Bien dans sa peau, sans en changer

En fait, bernique : « C’est de l’ordre de l’utopie. Cela repose sur un moi idéal souvent infantile, reflétant une certaine perfection. Or c’est un leurre : le moi n’est jamais qu’une image qu’on se fait de soi-même. » Propos signés Michèle Declerck, psychanalyste. À l’opposé de l’échiquier psy, Jean-Louis Monestès, qui applique les TCC, reprend exactement le même terme de « leurre » : « Chercher après un moi, ‘‘vrai’’, ‘‘idéal’’, est à mon avis un leurre. Le moi n’existe pas en tant que tel, c’est uniquement le produit perpétuellement changeant d’un ensemble d’expériences, c’est un mouvement, comme le vent. Et c’est comme le bonheur : si c’est un idéal, vous ne l’atteindrez jamais, et vous passerez à côté de ce que vous vivez dans le présent.
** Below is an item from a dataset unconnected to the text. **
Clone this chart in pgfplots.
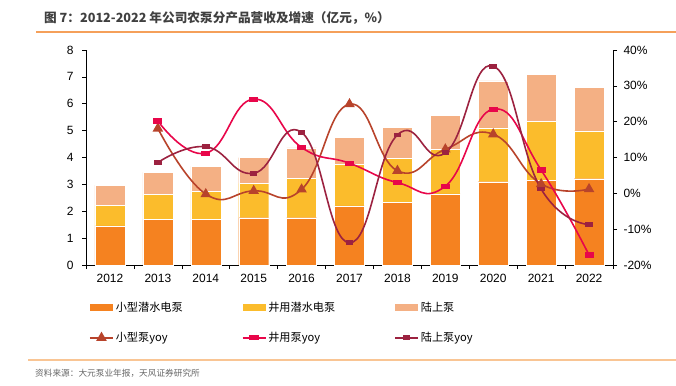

Car si vraiment il doit y avoir un ‘‘vrai’’ moi, c’est celui qui existe ici et maintenant. » Catherine Clouzard, gestaltiste, enfonce le clou en reprenant, elle, l’idée de mouvement : « Le soi n’est pas immuable, tout est mouvement. Plutôt que ‘‘Deviens ce que tu es’’, il faudrait donc dire : ‘‘Suis ton mouvement naturel.” » Donc, plutôt que « Deviens ce que tu es », nous devrions inverser la proposition en : « Sois ce que tu deviens. » Oui, et même : « Sois ce que tu es, ici et maintenant, le mieux possible. »

Bien sûr, la variation sur le même thème de type « Redeviens ce que tu es », l’enfant que tu fus avant de te perdre sous la pression sociale et les aléas des circonstances, relèverait de la même illusion. Le paradis n’est ni caché, ni perdu. Il est maintenant ou il n’est pas.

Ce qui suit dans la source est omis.